We all know that we should eat better. It’s hard enough to tackle the emotional, practical, and financial challenges of a sound nutrition plan in the best of circumstances. It gets really challenging when you face every day a break room full of donuts, deadlines that force you to eat fast-food lunches at your desk, and a daily routine that all too often involves skipping breakfast. And it certainly doesn’t help when most of food available to you comes from an industry that is hell-bent on selling you as much salt, sugar, and fat as it can.

The details of diet and nutrition go way beyond the scope of this publication and my expertise, but I’ll share here the best scientifically backed information that I can find on how to help you eat better.

5. Sleep Right

I have new clients fill out a health-history form when they come in for their first wellness massage. By far, the most commonly reported issue over the past 17 years has been “sleep problems.” News and research about the prevalence of insomnia, sleep deprivation, sleep apnea, and other sleep disorders support the idea that we have plenty of work to do to improve our sleep.

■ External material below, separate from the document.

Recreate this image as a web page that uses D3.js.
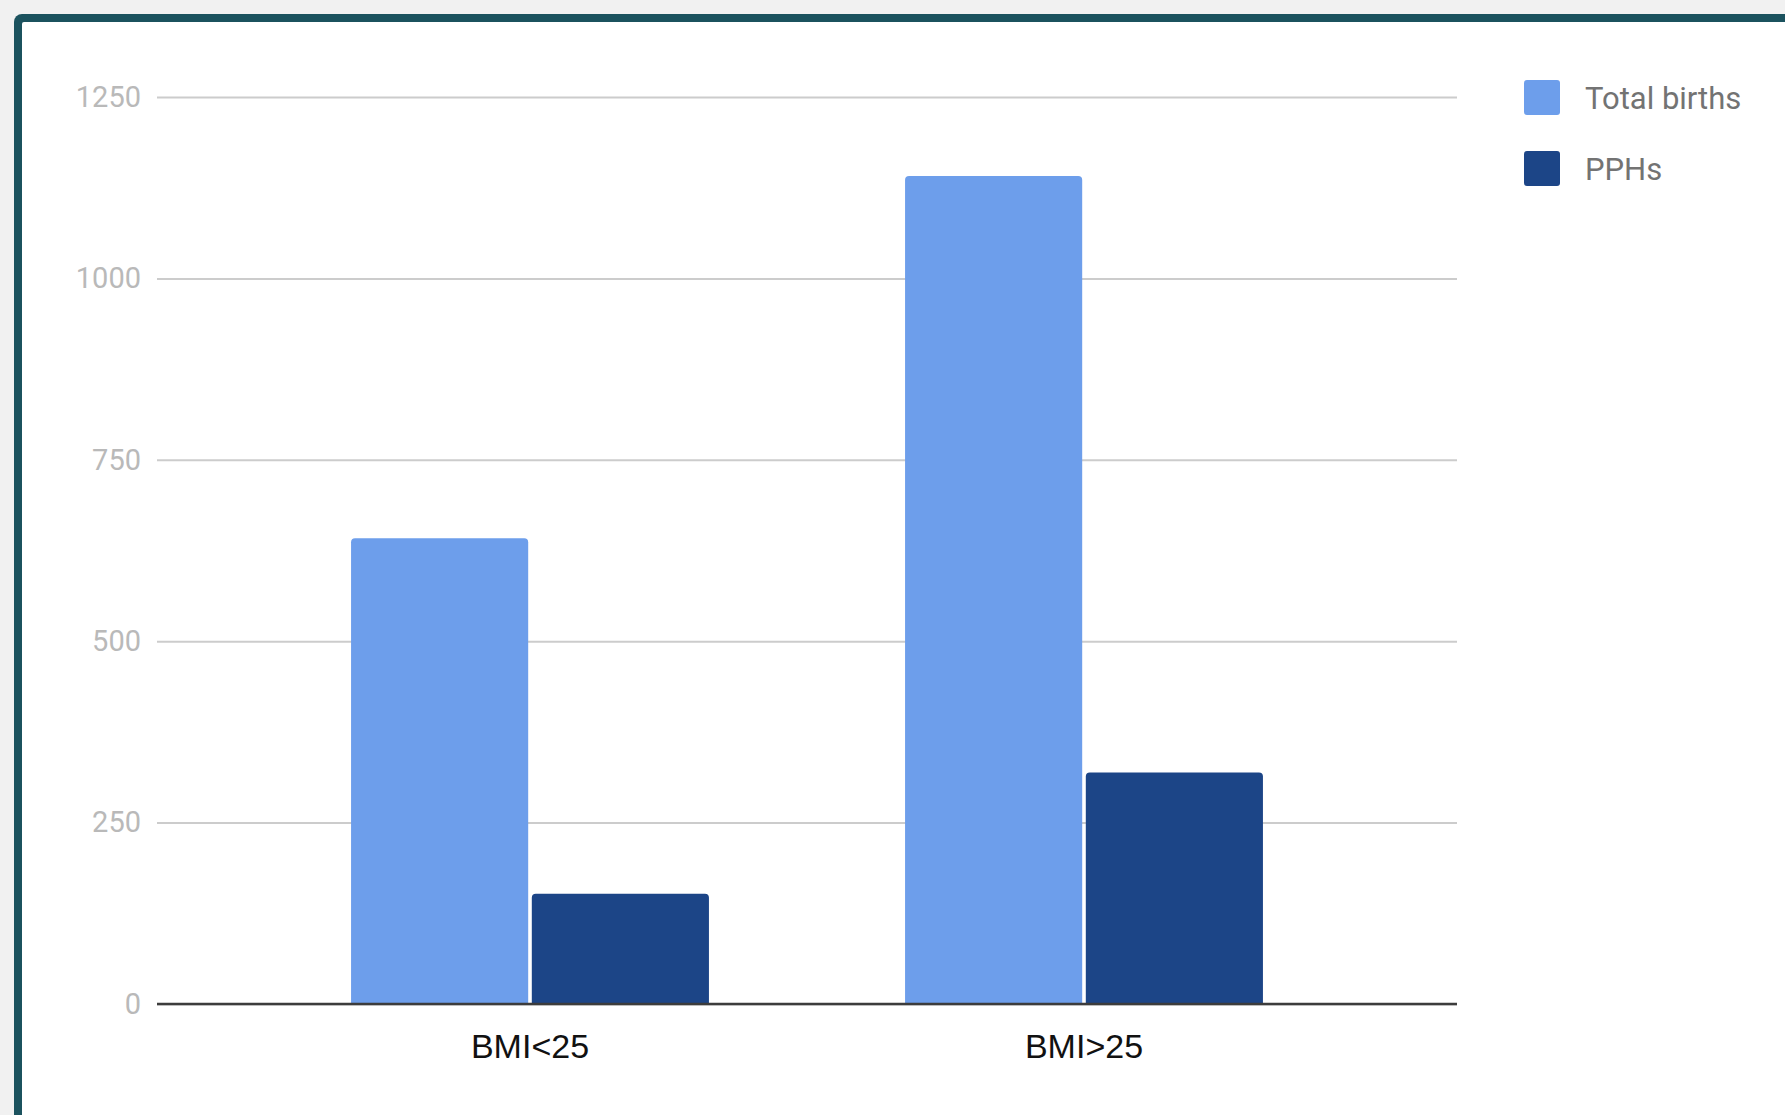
<!DOCTYPE html>
<html>
<head>
<meta charset="utf-8">
<script src="https://cdn.jsdelivr.net/npm/d3@7"></script>
<style>
    html, body { margin: 0; padding: 0; background: #f1f1f1; overflow: hidden; }
    svg { display: block; }
</style>
</head>
<body>
<svg id="chart" width="1785" height="1115"></svg>
<script>
var categories = [ "BMI<25", "BMI>25" ];
var seriesNames = [ "Total births", "PPHs" ];
var totalBirths = [ 642, 1141 ];
var pphs = [ 152, 319 ];
var yTicks = [ 0, 250, 500, 750, 1000, 1250 ];
var colors = [ "#6d9eeb", "#1c4587" ];

(function () {
    var svg = d3.select( "#chart" );
    var W = 1785, H = 1115;

    // card frame, cut off at the right and bottom
    svg.append( "rect" )
        .attr( "x", 14 ).attr( "y", 14 )
        .attr( "width", W ).attr( "height", H )
        .attr( "rx", 8 )
        .attr( "fill", "#1b525e" );
    svg.append( "rect" )
        .attr( "x", 22 ).attr( "y", 22 )
        .attr( "width", W ).attr( "height", H )
        .attr( "rx", 2 )
        .attr( "fill", "#ffffff" );

    var left = 157, right = 1457, top = 97, bottom = 1004;

    var y = d3.scaleLinear()
        .domain( [ 0, 1250 ] )
        .range( [ bottom, top ] );

    var x0 = d3.scaleBand()
        .domain( categories )
        .range( [ 253, 1361 ] )
        .paddingInner( 0.354 )
        .paddingOuter( 0.177 );

    var x1 = d3.scaleBand()
        .domain( seriesNames )
        .range( [ 0, x0.bandwidth() ] )
        .paddingInner( 0.02 );

    // gridlines + y labels
    var yAxis = d3.axisLeft( y )
        .tickValues( yTicks )
        .tickFormat( d3.format( "d" ) )
        .tickSize( -( right - left ) )
        .tickPadding( 16 );
    var gy = svg.append( "g" )
        .attr( "transform", "translate(" + left + ",0)" )
        .call( yAxis );
    gy.select( ".domain" ).remove();
    gy.selectAll( ".tick line" )
        .attr( "stroke", "#cccccc" )
        .attr( "stroke-width", 2 );
    gy.selectAll( ".tick text" )
        .attr( "fill", "#b9b9b9" )
        .style( "font-family", "Roboto, sans-serif" )
        .style( "font-size", "29px" );

    var rows = categories.map( function ( c, i ) {
        return { cat: c, values: [ totalBirths[ i ], pphs[ i ] ] };
    });

    function barPath ( bx, by, bw, bh, r ) {
        return "M" + bx + "," + ( by + bh ) +
            "V" + ( by + r ) +
            "Q" + bx + "," + by + " " + ( bx + r ) + "," + by +
            "H" + ( bx + bw - r ) +
            "Q" + ( bx + bw ) + "," + by + " " + ( bx + bw ) + "," + ( by + r ) +
            "V" + ( by + bh ) + "Z";
    }

    var groups = svg.append( "g" )
        .selectAll( "g" )
        .data( rows )
        .enter().append( "g" )
        .attr( "transform", function ( d ) {
            return "translate(" + x0( d.cat ) + ",0)";
        });

    groups.selectAll( "path" )
        .data( function ( d ) {
            return d.values.map( function ( v, j ) {
                return { key: seriesNames[ j ], value: v, c: colors[ j ] };
            });
        })
        .enter().append( "path" )
        .attr( "d", function ( d ) {
            return barPath( x1( d.key ), y( d.value ), x1.bandwidth(), bottom - y( d.value ), 4 );
        })
        .attr( "fill", function ( d ) { return d.c } );

    // baseline
    svg.append( "line" )
        .attr( "x1", left ).attr( "x2", right )
        .attr( "y1", bottom ).attr( "y2", bottom )
        .attr( "stroke", "#3c3c3c" )
        .attr( "stroke-width", 2.5 );

    // category labels
    var xAxis = d3.axisBottom( x0 ).tickSize( 0 ).tickPadding( 30 );
    var gx = svg.append( "g" )
        .attr( "transform", "translate(0," + bottom + ")" )
        .call( xAxis );
    gx.select( ".domain" ).remove();
    gx.selectAll( ".tick text" )
        .attr( "fill", "#111111" )
        .style( "font-family", "'Liberation Sans', Arial, sans-serif" )
        .style( "font-size", "34px" );

    // legend
    var legend = svg.append( "g" )
        .selectAll( "g" )
        .data( seriesNames )
        .enter().append( "g" )
        .attr( "transform", function ( d, i ) {
            return "translate(1524," + ( 80 + i * 71 ) + ")";
        });
    legend.append( "rect" )
        .attr( "width", 36 ).attr( "height", 35 )
        .attr( "rx", 3 )
        .attr( "fill", function ( d, i ) { return colors[ i ] } );
    legend.append( "text" )
        .attr( "x", 61 ).attr( "y", 18 )
        .attr( "dy", "0.35em" )
        .attr( "fill", "#737373" )
        .style( "font-family", "Roboto, sans-serif" )
        .style( "font-size", "31px" )
        .text( function ( d ) { return d } );
})();
</script>
</body>
</html>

We may have an “imperfect understanding” of sleep as a recent Scientific American article says, but it’s clear that it is important. Good sleep promotes wellness, memory formation, learning, and healing. Bad sleep patterns and sleep deprivation have been linked to immune-system suppression, weight gain, and depression.

I’ll share here the best information I can find on sleep hygiene, napping, and other practices and gadgets that can help you sleep right.

6. Manage Your Stress

Stress comes at you from all directions in the office. Whether you’re overloaded with work, feeling oppressed by 24/7 alerts from your computer and smart phone, or worrying about getting laid off, a desk job can push your stress levels off the charts.

This chronic stress can cloud your decision-making abilities, impair your memory, make you depressed, and even make you sick. In fact, WebMD claims that “75 to 90% of all doctor’s office visits are for stress-related ailments and complaints.”

Fortunately, stress is a well known problem, and help is coming from many directions. You can tame your stress with practices like mindfulness, meditation, mind-body disciplines like yoga and tai chi, getting out in nature, doing enjoyable activities, or simply pausing now and then for a deep breath.

7. Design Your Environment

One classic stress-management tactic is to find ways in which you can exert some control over your environment. A well-designed, neatly organized work space can not only reduce your stress level but also promote productivity and otherwise enhance your well-being at work.

Depending on your work situation, much of your environment may be out of your control. Unless you are the boss or are self-employed, changing your furniture, the office layout, lighting, wall colors, and floor surfaces is probably not an option.

Still, there’s a lot you can do to design your own work space. At the very least, you can tame the clutter on your desk. You can also decorate your desk or cubicle to your liking. And you may also be able to improvise other office-design solutions. For example, if you don’t have the budget for proper adjustable-height sit-stand desk, you may be able to make or buy your own desktop riser.